For example....

I have a class called widget. I create an instance of widget called mywidget.

$mywidget = new widget;

Let's say I want to print a warning message for developers using my class. For example, I want to warn them that they may wanna call one method before calling another. So...in widget, I do something like this....

function dosomething()
{
    if ( $this->notdone )
        echo " You need to do a {this instance}->dosomethingfirst() before calling this method. ";
}

I know how to get the class name...

echo get_class($this)

What I don't know is how to get the instance name. So instead of get_class returning "widget", I need to know how to have php return "mywidget."

Clear as mud?

    I think that I understand what you are saying. But the name is not "mywidget" when you are in that class, in fact it have no name if you don't do a name variable. To my knoledge what you want is not possible in PHP, Java or C#. This is because the instance have no name, only a reference somewhere. "mywidget" is the name of a reference to the instance, not the instance itself.

      Thanks Piranha,

      That makes perfect sense. I had looked around for 1-15 minutes before giving up and coming here. It's not life and death by any means. It would be a nice touch though ("copy and paste {this}"). I'll stick with get_class() for now and the developers hopefully will be smart enough to use the instance variable instead of the class name.

        Perhaps the CLASS and FUNCTION constants might help? Example:

        class widget {
        	function dosomething() {
        		if ( $this->notdone )
        			echo 'error in ' . __CLASS__ . '::' . __FUNCTION__
        			. '(): you must call ' . __CLASS__ . '::dosmethingfirst() first!';
        	}
        }
          bretticus wrote:

          the developers hopefully will be smart enough to use the instance variable instead of the class name.

          The way to think about this problem is that if $mywidget is a widget, and you then write

          $somewidget = $mywidget;

          both $somewidget and $mywidget will refer to the same object - which name should be used in that case?

          In this situation, incidentally, throwing an exception would be more valuable to the developer; then along with your choice of error message they'll have file name, line number, and a stack trace that shows what was being called where at the time.
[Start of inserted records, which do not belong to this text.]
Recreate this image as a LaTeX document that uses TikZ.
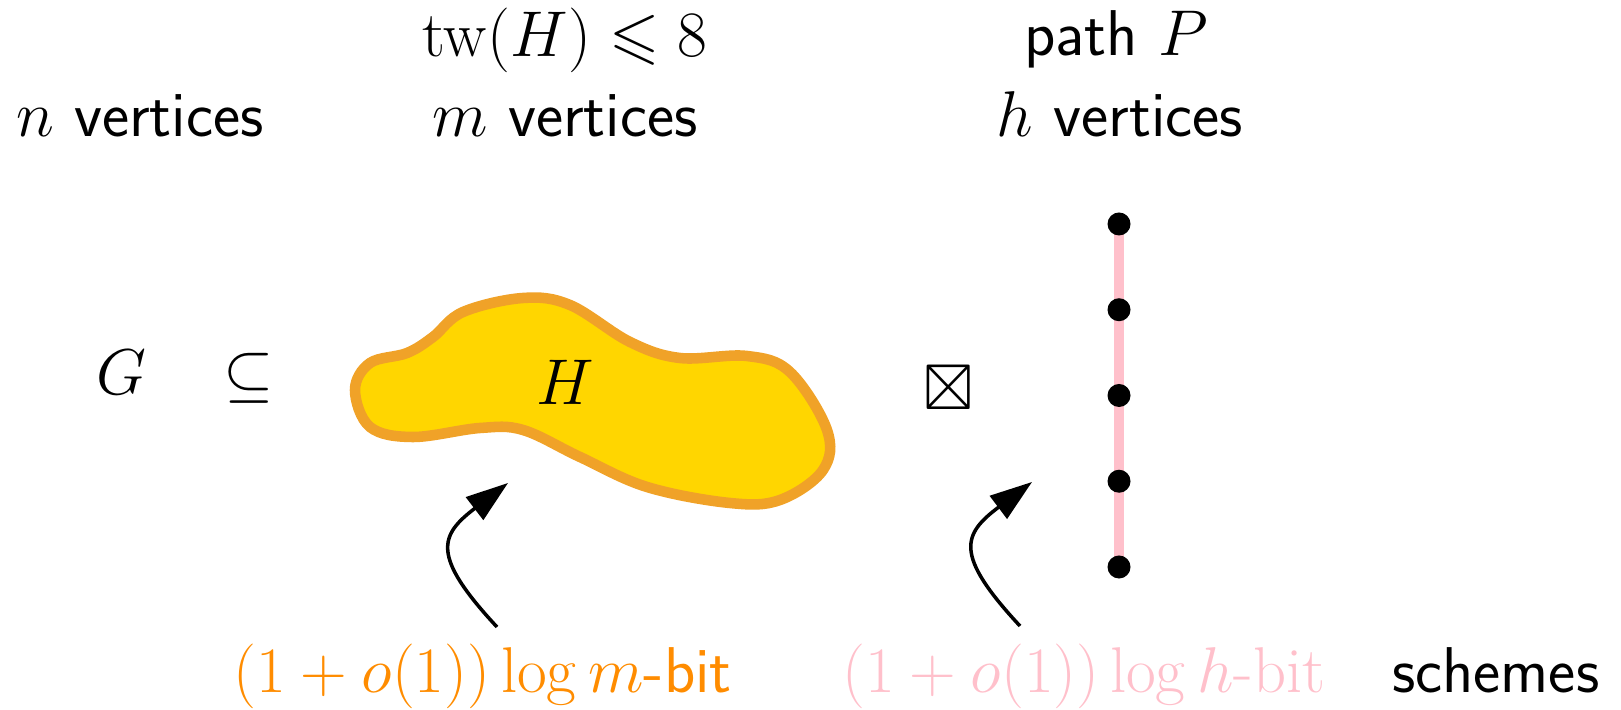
\RequirePackage{fix-cm}
\documentclass[tikz,border=0pt]{standalone}
\usepackage{amsmath,amssymb}
\usetikzlibrary{arrows.meta}
\definecolor{blobfill}{RGB}{255,214,0}
\definecolor{blobline}{RGB}{240,162,40}
\definecolor{myorange}{RGB}{255,140,0}
\definecolor{mypink}{RGB}{255,192,203}
\begin{document}
\begin{tikzpicture}[x=0.01cm,y=-0.01cm,
  lbl/.style={inner sep=0pt,anchor=base,font=\fontsize{18.4}{22}\selectfont\sffamily},
  dot/.style={circle,fill=black,inner sep=0pt,minimum size=0.23cm},
  curvearrow/.style={line width=1pt,-{Triangle[length=12pt,width=8pt]}}]
\useasboundingbox (0,0) rectangle (1621,710);
% top labels
\node[lbl] (nv) at (140,137) {$n$ vertices};
\node[lbl] (tw) at (565,57) {$\mathrm{tw}(H)\leqslant 8$};
\node[lbl] (mv) at (565,137) {$m$ vertices};
\node[lbl] (pp) at (1116,56) {path $P$};
\node[lbl] (hv) at (1120,137) {$h$ vertices};
% blob
\draw[line width=3pt,draw=blobline,fill=blobfill] plot[smooth cycle,tension=0.6] coordinates {
 (355,390) (370,363) (407,353) (433,337) (463,312) (523,298) (570,305)
 (630,342) (680,358) (747,356) (790,372) (827,430) (823,470) (780,500)
 (730,503) (647,487) (580,457) (523,430) (480,428) (413,437) (370,427)};
% middle row
\node[lbl] (G) at (121,395) {$G$};
\node[lbl] (sub) at (249,395) {$\subseteq$};
\node[lbl] (H) at (565,405) {$H$};
\node[lbl] (bt) at (949,410) {$\boxtimes$};
% path
\coordinate (c1) at (1119,224);
\coordinate (c2) at (1119,309.75);
\coordinate (c3) at (1119,395.5);
\coordinate (c4) at (1119,481.25);
\coordinate (c5) at (1119,567);
\draw[mypink,line width=2.8pt] (c1) -- (c5);
\node[dot] (p1) at (c1) {};
\node[dot] (p2) at (c2) {};
\node[dot] (p3) at (c3) {};
\node[dot] (p4) at (c4) {};
\node[dot] (p5) at (c5) {};
% arrows
\coordinate (a1s) at (497,627);
\coordinate (a1t) at (508,483);
\coordinate (a2s) at (1020,626);
\coordinate (a2t) at (1032,482);
\draw[curvearrow] (a1s) .. controls (430,555) and (440,535) .. (a1t);
\draw[curvearrow] (a2s) .. controls (953,554) and (963,534) .. (a2t);
% bottom labels
\node[lbl,anchor=base west,text=myorange] (ob) at (233,693) {$(1+o(1))\log m$-bit};
\node[lbl,anchor=base west,text=mypink] (pb) at (842,693) {$(1+o(1))\log h$\textrm{-bit}};
\node[lbl,anchor=base east] (sc) at (1600,693) {schemes};
\end{tikzpicture}
\end{document}
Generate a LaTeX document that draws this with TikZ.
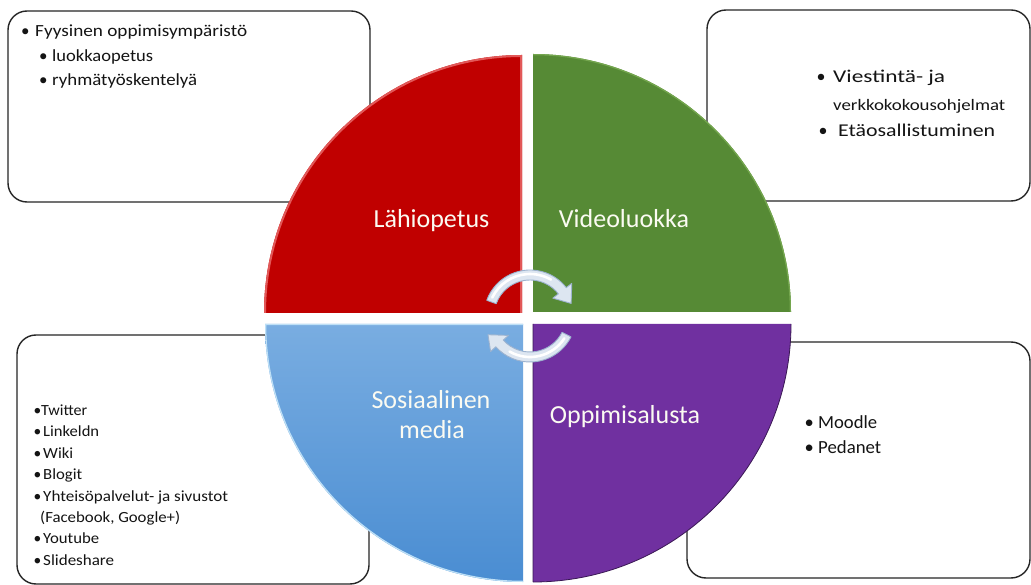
\documentclass[tikz,border=0pt]{standalone}
\usepackage{fontspec}
\setmainfont{Carlito}
\usepackage{graphicx}
\usetikzlibrary{calc}

% text squeezed/stretched horizontally to a given width, height kept
\newcommand{\fitw}[2]{\resizebox{#1}{\height}{#2}}
% bullet followed by text starting a fixed distance after it
\newcommand{\bul}[2]{\makebox[#1][l]{•}#2}

\definecolor{qred}{HTML}{C00000}
\definecolor{qredrim}{HTML}{E25858}
\definecolor{qgreen}{HTML}{568A35}
\definecolor{qgreenrim}{HTML}{74A64E}
\definecolor{qbluetop}{HTML}{79ADE1}
\definecolor{qbluebot}{HTML}{4A8DD2}
\definecolor{qbluerim}{HTML}{BEE0F6}
\definecolor{qpurple}{HTML}{7030A0}
\definecolor{qpurplerim}{HTML}{3A1854}
\definecolor{arrfill}{HTML}{DDE6F1}
\definecolor{arredge}{HTML}{9DB3CF}
\definecolor{boxline}{HTML}{262626}
\definecolor{labeltext}{HTML}{FBFBF2}

\tikzset{
  listbox/.style={draw=boxline, line width=1.4pt, fill=white, rounded corners=19pt},
  qlabel/.style={text=labeltext, font=\fontsize{26}{30}\selectfont, anchor=base, inner sep=0pt},
  itm/.style={anchor=base west, inner sep=0pt, text=black!92},
  cyclearrow/.style={fill=arrfill, draw=arredge, line width=0.9pt, line join=round},
  arrowgloss/.style={draw=white, line width=2.6pt, line cap=round},
}

\begin{document}
\begin{tikzpicture}[x=1pt, y=-1pt]
  \useasboundingbox (0,0) rectangle (1031,585);
  \clip (0,0) rectangle (1031,585);
  \fill[white] (0,0) rectangle (1031,585);

  % list boxes behind the circle
  \draw[listbox] (8,11) rectangle (370,202);
  \draw[listbox] (707,10) rectangle (1030,201);
  \draw[listbox] (17,335) rectangle (369,584);
  \draw[listbox] (687,342) rectangle (1030,578);

  % the four quarters of the circle
  \def\redq{(522,313) -- (264,313) arc[start angle=180, end angle=270, radius=258] -- cycle}
  \def\greenq{(533,312) -- (533,54) arc[start angle=270, end angle=360, radius=258] -- cycle}
  \def\blueq{(523,324) -- (265,324) arc[start angle=180, end angle=90, radius=258] -- cycle}
  \def\purpleq{(533,324) -- (791,324) arc[start angle=0, end angle=90, radius=258] -- cycle}

  \fill[qred] \redq;
  \begin{scope}
    \clip \redq;
    \draw[qredrim, line width=4pt] (264,313) arc[start angle=180, end angle=270, radius=258] -- (522,313);
  \end{scope}

  \fill[qgreen] \greenq;
  \begin{scope}
    \clip \greenq;
    \draw[qgreenrim, line width=2.5pt] (533,54) arc[start angle=270, end angle=360, radius=258];
  \end{scope}

  \shade[top color=qbluetop, bottom color=qbluebot] \blueq;
  \begin{scope}
    \clip \blueq;
    \draw[qbluerim, line width=2.5pt] (523,324) -- (265,324) arc[start angle=180, end angle=90, radius=258];
  \end{scope}

  \fill[qpurple] \purpleq;
  \draw[qpurplerim, line width=0.8pt] (533,582) -- (533,324)
        (791,324) arc[start angle=0, end angle=90, radius=258];

  % circular arrows in the middle
  \begin{scope}[shift={(530,316)}]
    \path[cyclearrow] (200:46) arc[start angle=200, end angle=322, radius=46]
      -- (322:53) -- (343:43) -- (322:29) -- (322:36)
      arc[start angle=322, end angle=200, radius=36] -- cycle;
    \draw[arrowgloss] (206:42) arc[start angle=206, end angle=300, radius=42];

    \path[cyclearrow] (27:46) arc[start angle=27, end angle=138, radius=46]
      -- (138:53) -- (156:46) -- (138:29) -- (138:36)
      arc[start angle=138, end angle=27, radius=36] -- cycle;
    \draw[arrowgloss] (33:41) arc[start angle=33, end angle=120, radius=41];
  \end{scope}

  % quarter labels
  \node[qlabel] (lahi)  at (431.5,228) {Lähiopetus};
  \node[qlabel] (video) at (624,228)   {Videoluokka};
  \node[qlabel] (sos1)  at (431,408)   {Sosiaalinen};
  \node[qlabel] (sos2)  at (432,438)   {media};
  \node[qlabel] (oppi)  at (625,423)   {Oppimisalusta};

  % top left list
  \begin{scope}[every node/.append style={itm, font=\fontsize{17}{20}\selectfont}]
    \node (tl1) at (21,37)   {\bul{14pt}{\fitw{212pt}{Fyysinen oppimisympäristö}}};
    \node (tl2) at (39,61.5) {\bul{13pt}{\fitw{101pt}{luokkaopetus}}};
    \node (tl3) at (39,86)   {\bul{13pt}{\fitw{145pt}{ryhmätyöskentelyä}}};
  \end{scope}

  % top right list
  \node[itm, font=\fontsize{18}{21}\selectfont] (tr1) at (816.5,83)
    {\bul{16.5pt}{\fitw{112pt}{Viestintä- ja}}};
  \node[itm, font=\fontsize{16}{19}\selectfont] (tr2) at (833,111)
    {\fitw{172pt}{verkkokokousohjelmat}};
  \node[itm, font=\fontsize{18}{21}\selectfont] (tr3) at (818.5,137)
    {\bul{19.5pt}{\fitw{157pt}{Etäosallistuminen}}};

  % bottom left list
  \begin{scope}[every node/.append style={itm, font=\fontsize{15.5}{18}\selectfont}]
    \node (bl1) at (33.5,415)   {\bul{7.5pt}{\fitw{46pt}{Twitter}}};
    \node (bl2) at (33.5,436.5) {\bul{9.5pt}{\fitw{56pt}{Linkeldn}}};
    \node (bl3) at (33.5,458)   {\bul{9.5pt}{\fitw{30pt}{Wiki}}};
    \node (bl4) at (33.5,479.5) {\bul{9.5pt}{\fitw{39pt}{Blogit}}};
    \node (bl5) at (33.5,501)   {\bul{9.5pt}{\fitw{185pt}{Yhteisöpalvelut- ja sivustot}}};
    \node (bl6) at (40,522)     {\fitw{140pt}{(Facebook, Google+)}};
    \node (bl7) at (33.5,543.5) {\bul{9.5pt}{\fitw{56pt}{Youtube}}};
    \node (bl8) at (33.5,565)   {\bul{9.5pt}{\fitw{71pt}{Slideshare}}};
  \end{scope}

  % bottom right list
  \begin{scope}[every node/.append style={itm, font=\fontsize{18.5}{22}\selectfont}]
    \node (br1) at (804.5,428) {\bul{13.5pt}{\fitw{59pt}{Moodle}}};
    \node (br2) at (804.5,453) {\bul{13.5pt}{\fitw{63pt}{Pedanet}}};
  \end{scope}
\end{tikzpicture}
\end{document}
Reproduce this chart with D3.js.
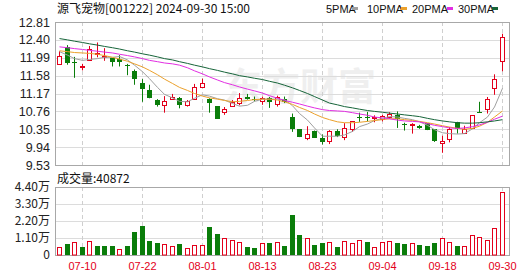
<!DOCTYPE html>
<html>
<head>
<meta charset="utf-8">
<script src="https://cdn.jsdelivr.net/npm/d3@7"></script>
<style>
  body { margin: 0; background: #fff; }
  text { font-family: "Liberation Sans", Arial, sans-serif; }
  .cjk { font-family: "Noto Sans CJK SC", "DejaVu Sans", sans-serif; }
</style>
</head>
<body>
<div id="chart"></div>
<script>
// 交易日
const dates = ["07-05","07-08","07-09","07-10","07-11","07-12","07-15","07-16","07-17","07-18","07-19",
  "07-22","07-23","07-24","07-25","07-26","07-29","07-30","07-31","08-01","08-02","08-05","08-06","08-07",
  "08-08","08-09","08-12","08-13","08-14","08-15","08-16","08-19","08-20","08-21","08-22","08-23","08-26",
  "08-27","08-28","08-29","08-30","09-02","09-03","09-04","09-05","09-06","09-09","09-10","09-11","09-12",
  "09-13","09-18","09-19","09-20","09-23","09-24","09-25","09-26","09-27","09-30"]

const open  = [11.83,12.24,11.90,11.77,11.93,12.09,12.02,11.98,11.95,11.82,11.69,11.41,11.26,11.01,10.90,11.04,11.07,10.90,11.05,11.30,
  11.04,10.88,10.75,10.88,10.96,11.10,11.05,11.01,11.07,10.94,11.05,10.63,10.35,10.13,10.32,10.16,10.08,10.32,10.17,10.35,
  10.63,10.62,10.59,10.58,10.63,10.68,10.46,10.43,10.43,10.49,10.35,10.03,10.12,10.52,10.27,10.38,10.75,10.81,11.30,11.93]
const high  = [12.14,12.28,12.01,11.85,12.26,12.34,12.21,11.98,12.05,11.85,11.72,11.50,11.37,11.04,11.11,11.16,11.09,11.02,11.39,11.51,
  11.06,10.88,10.86,11.02,11.18,11.16,11.10,11.10,11.09,11.12,11.10,10.71,10.35,10.42,10.32,10.23,10.33,10.35,10.49,10.53,
  10.73,10.75,10.67,10.68,10.74,10.76,10.50,10.49,10.45,10.49,10.35,10.20,10.40,10.52,10.43,10.67,10.98,11.09,11.61,12.54]
const low   = [11.83,11.83,11.53,11.70,11.93,12.00,11.92,11.79,11.79,11.59,11.37,10.98,11.06,10.87,10.73,11.04,10.83,10.87,11.03,11.30,
  10.73,10.59,10.68,10.88,10.90,11.03,10.99,10.91,10.84,10.87,10.95,10.29,10.17,10.10,10.16,10.00,10.01,10.17,10.10,10.29,
  10.52,10.53,10.51,10.53,10.59,10.38,10.32,10.25,10.36,10.33,10.06,9.81,10.05,10.25,10.25,10.36,10.74,10.71,11.14,11.68]
const close = [12.02,11.88,11.88,11.80,12.18,12.11,12.04,11.88,11.88,11.80,11.50,11.28,11.08,10.90,10.99,11.09,10.90,11.00,11.33,11.40,
  10.94,10.59,10.82,10.97,11.07,11.05,11.03,11.07,10.98,11.09,10.98,10.35,10.17,10.23,10.16,10.06,10.31,10.21,10.38,10.53,
  10.61,10.60,10.62,10.65,10.71,10.59,10.44,10.46,10.39,10.33,10.08,10.08,10.36,10.35,10.36,10.67,10.74,11.04,11.51,12.47]

const volume = [5400,7100,8200,5200,8900,5800,5800,5800,3900,5800,14900,18800,9000,7800,7100,5800,7100,4500,6700,6700,
  18100,13600,11000,9500,8400,5200,4500,7600,7600,8200,5800,25900,12900,10800,6500,7600,8600,5200,9000,7600,
  9500,8200,5000,8200,8900,7600,6900,7600,6500,5800,7600,10800,8200,5800,5800,12700,11400,9500,17300,40872]

// 均线
const ma5  = [12.13,12.05,11.97,11.93,11.95,11.97,12.00,12.00,12.02,11.94,11.82,11.67,11.51,11.31,11.15,11.07,10.99,10.98,11.06,11.14,
  11.11,11.05,11.02,10.94,10.88,10.90,10.99,11.04,11.04,11.04,11.03,10.89,10.71,10.56,10.38,10.19,10.19,10.19,10.22,10.30,
  10.41,10.47,10.55,10.60,10.64,10.63,10.60,10.57,10.52,10.44,10.34,10.27,10.25,10.24,10.25,10.36,10.50,10.63,10.86,11.29]
const ma10 = [12.15,12.13,12.11,12.10,12.09,12.07,12.04,12.00,11.96,11.91,11.85,11.78,11.70,11.60,11.50,11.40,11.31,11.24,11.17,11.11,
  11.07,11.04,11.01,10.98,10.99,11.01,11.03,11.04,11.04,11.02,10.98,10.92,10.85,10.78,10.70,10.62,10.57,10.52,10.50,10.50,
  10.51,10.53,10.55,10.57,10.59,10.59,10.57,10.55,10.53,10.50,10.47,10.43,10.40,10.37,10.35,10.37,10.42,10.51,10.63,10.77]
const ma20 = [12.24,12.22,12.20,12.18,12.16,12.14,12.12,12.10,12.07,12.04,12.01,11.97,11.93,11.90,11.87,11.85,11.82,11.76,11.69,11.62,
  11.55,11.48,11.42,11.37,11.32,11.27,11.23,11.18,11.12,11.06,11.01,10.97,10.93,10.88,10.84,10.80,10.78,10.77,10.76,10.73,
  10.70,10.67,10.63,10.61,10.59,10.56,10.54,10.53,10.52,10.48,10.44,10.41,10.38,10.37,10.38,10.41,10.45,10.51,10.58,10.65]
const ma30 = [12.43,12.40,12.37,12.34,12.31,12.28,12.25,12.22,12.19,12.15,12.12,12.08,12.05,12.01,11.97,11.94,11.90,11.86,11.82,11.78,
  11.74,11.70,11.66,11.62,11.58,11.55,11.52,11.49,11.45,11.41,11.36,11.30,11.24,11.17,11.10,11.02,10.95,10.91,10.87,10.84,
  10.81,10.78,10.76,10.74,10.72,10.70,10.68,10.66,10.64,10.60,10.57,10.54,10.52,10.50,10.49,10.49,10.50,10.52,10.54,10.57]

const priceTicks = [12.81,12.40,11.99,11.58,11.17,10.76,10.35,9.94,9.53]
const volTicks = [0,11000,22000,33000,44000]
const dateTicks = ["07-10","07-22","08-01","08-13","08-23","09-04","09-18","09-30"]
const maNames = ["5PMA","10PMA","20PMA","30PMA"]

const RED = "#e3001b", GREEN = "#0a7d0a"
const MA_COLORS = ["#a0a0a0", "#eba12c", "#e22ee2", "#17653a"]

// 布局
const W = 530, H = 276
const LEFT = 55, RIGHT = 509
const P = { TOP: 22, BOTTOM: 165 }
const V = { TOP: 187, BOTTOM: 255 }

const svg = d3.select("#chart").append("svg")
  .attr("width", W).attr("height", H)

const x = d3.scaleBand().domain(dates).range([56, 506])
const step = x.step()
const cx = d => Math.floor(x(d) + step / 2) + 0.5

const y = d3.scaleLinear().domain([9.53, 12.81]).range([P.BOTTOM, P.TOP])
const yv = d3.scaleLinear().domain([0, 44000]).range([V.BOTTOM, V.TOP])

// 水印
svg.append("text")
  .attr("class", "cjk")
  .attr("x", 300).attr("y", 100)
  .attr("text-anchor", "middle")
  .attr("font-size", "38px")
  .attr("font-weight", "bold")
  .attr("fill", "#efefef")
  .text("东方财富")

// 网格
function grid(top, bottom, ticks, scale) {
  svg.append("g").selectAll("line").data(ticks).join("line")
    .attr("x1", LEFT).attr("x2", RIGHT)
    .attr("y1", d => Math.round(scale(d)) + 0.5).attr("y2", d => Math.round(scale(d)) + 0.5)
    .attr("stroke", "#dcdcdc")
  svg.append("g").selectAll("line").data(dateTicks).join("line")
    .attr("x1", d => cx(d)).attr("x2", d => cx(d))
    .attr("y1", top).attr("y2", bottom)
    .attr("stroke", "#cfcfcf")
    .attr("stroke-dasharray", "4,3")
  svg.append("rect")
    .attr("x", LEFT + 0.5).attr("y", top + 0.5)
    .attr("width", RIGHT - LEFT).attr("height", bottom - top)
    .attr("fill", "none").attr("stroke", "#a8a8a8")
}
grid(P.TOP, P.BOTTOM, priceTicks, y)
grid(V.TOP, V.BOTTOM, volTicks, yv)

// 坐标轴文字
const yAxis = svg.append("g")
  .attr("transform", `translate(${LEFT - 2},0)`)
  .call(d3.axisLeft(y).tickValues(priceTicks).tickSize(0).tickFormat(d3.format(".2f")))
const vAxis = svg.append("g")
  .attr("transform", `translate(${LEFT - 2},0)`)
  .call(d3.axisLeft(yv).tickValues(volTicks).tickSize(0)
    .tickFormat(d => d === 0 ? "0" : (d / 10000).toFixed(2) + "万"))
const xAxis = svg.append("g")
  .attr("transform", `translate(0,${V.BOTTOM + 4})`)
  .call(d3.axisBottom(x).tickValues(dateTicks).tickSize(0))
xAxis.selectAll("text").attr("fill", RED).attr("font-size", "11px")
  .attr("transform", d => `translate(${cx(d) - x(d) - x.bandwidth() / 2},0)`)
;[yAxis, vAxis, xAxis].forEach(a => a.select(".domain").remove())
;[yAxis, vAxis].forEach(a => a.selectAll("text").attr("fill", "#222").attr("font-size", "12.5px"))
vAxis.selectAll("text").attr("class", "cjk").attr("font-size", "12px")

// K线
const bars = dates.map((d, i) => ({
  d, o: open[i], h: high[i], l: low[i], c: close[i], v: volume[i],
  up: close[i] >= open[i],
  volUp: i === 0 ? close[i] >= open[i] : close[i] >= close[i - 1]
}))

const k = svg.append("g")
k.selectAll("line.wick").data(bars).join("line")
  .attr("x1", b => cx(b.d)).attr("x2", b => cx(b.d))
  .attr("y1", b => y(b.h)).attr("y2", b => y(b.l))
  .attr("stroke", b => b.up ? RED : GREEN)
k.selectAll("rect").data(bars).join("rect")
  .attr("x", b => b.up ? cx(b.d) - 2 : cx(b.d) - 2.5)
  .attr("width", b => b.up ? 4 : 5)
  .attr("y", b => Math.round(y(Math.max(b.o, b.c))) + (b.up ? 0.5 : 0))
  .attr("height", b => Math.max(1, Math.round(Math.abs(y(b.o) - y(b.c)))))
  .attr("fill", b => b.up ? "#fff" : GREEN)
  .attr("stroke", b => b.up ? RED : "none")

// 均线
const line = d3.line().x((v, i) => cx(dates[i])).y(v => y(v))
;[ma5, ma10, ma20, ma30].forEach((m, i) => {
  svg.append("path")
    .attr("d", line(m))
    .attr("fill", "none")
    .attr("stroke", MA_COLORS[i])
    .attr("stroke-width", 1)
})

// 成交量
svg.append("g").selectAll("rect").data(bars).join("rect")
  .attr("x", b => b.volUp ? cx(b.d) - 2 : cx(b.d) - 2.5)
  .attr("width", b => b.volUp ? 4 : 5)
  .attr("y", b => Math.round(yv(b.v)) + (b.volUp ? 0.5 : 0))
  .attr("height", b => V.BOTTOM - Math.round(yv(b.v)) - (b.volUp ? 0.5 : 0))
  .attr("fill", b => b.volUp ? "#fff" : GREEN)
  .attr("stroke", b => b.volUp ? RED : "none")

// 标题和图例
svg.append("text")
  .attr("class", "cjk")
  .attr("x", 57).attr("y", 13)
  .attr("font-size", "12px")
  .attr("fill", "#111")
  .text("源飞宠物[001222] 2024-09-30 15:00")

const legendX = [326, 367, 412, 458]
const legendBox = [352, 401, 447, 492]
maNames.forEach((n, i) => {
  svg.append("text")
    .attr("x", legendX[i]).attr("y", 13)
    .attr("font-size", "11px")
    .attr("font-family", "'Liberation Serif', serif")
    .attr("fill", "#111")
    .text(n)
  svg.append("rect")
    .attr("x", legendBox[i]).attr("y", 7)
    .attr("width", 6).attr("height", 3)
    .attr("fill", MA_COLORS[i])
})

svg.append("text")
  .attr("class", "cjk")
  .attr("x", 57).attr("y", 183)
  .attr("font-size", "12px")
  .attr("fill", "#111")
  .text("成交量:" + volume[volume.length - 1])
</script>
</body>
</html>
That should help pin down where the wonkiness happened.

            Weedpacket wrote:

            In this situation, incidentally, throwing an exception would be more valuable to the developer; then along with your choice of error message they'll have file name, line number, and a stack trace that shows what was being called where at the time. That should help pin down where the wonkiness happened.

            I agree. However, like I said before. It's really not a significant feature. Basically, I have a security class with an optional feature that uses javascript to hash username+password+salt and not send the password in the clear. I wrote this feature for clients that wanted a password protected site with minimal security need (no credit cards, etc.) but wanted to keep the password secure in case of a man in the middle (I have an algorithm to help prevent session hijacking.) Not a completely bullet-proof solution (mostly because the packets are not encrypted that follow), but as close as I could get without SSL. Anyways, back to that javascript...

            When I first wrote it, I just statically linked the javascript libraries. Later, I thought, "hey, I should dynamically link these scripts, etc." So I wrote a method that just spits out the static html to load the javascript. In the meantime, a developer using it told me that my class was broke. That was some months ago. Then recently I fell victim to my own bad design and struggled for about 15 minutes until I realized I hadn't loaded the javascripts. Now for my point...

            Older login scripts are fine because they are statically linked (html loads javascript libraries.) Just because my method hasn't been called, doesn't mean it's broke. I don't want an error breaking those login pages for various other clients (yeah I'm lazy...I could track them all down.) So now a warning pops up when the login form method gets called without calling the javascript method (again the methods are separate because I initially did not include the javascript as part of the object output.) Instructions state that if the javascript references are already there, just set such-and-such property to true. This is wonky, but the form remains functioning as before.

            I guess I should stop being lazy, track down the older scripts using this class and pull out the static linking. Then I can just include the javascript loading in the login form method (pending the optional property that turns it on is set.)

            Thanks for all your help and suggestions.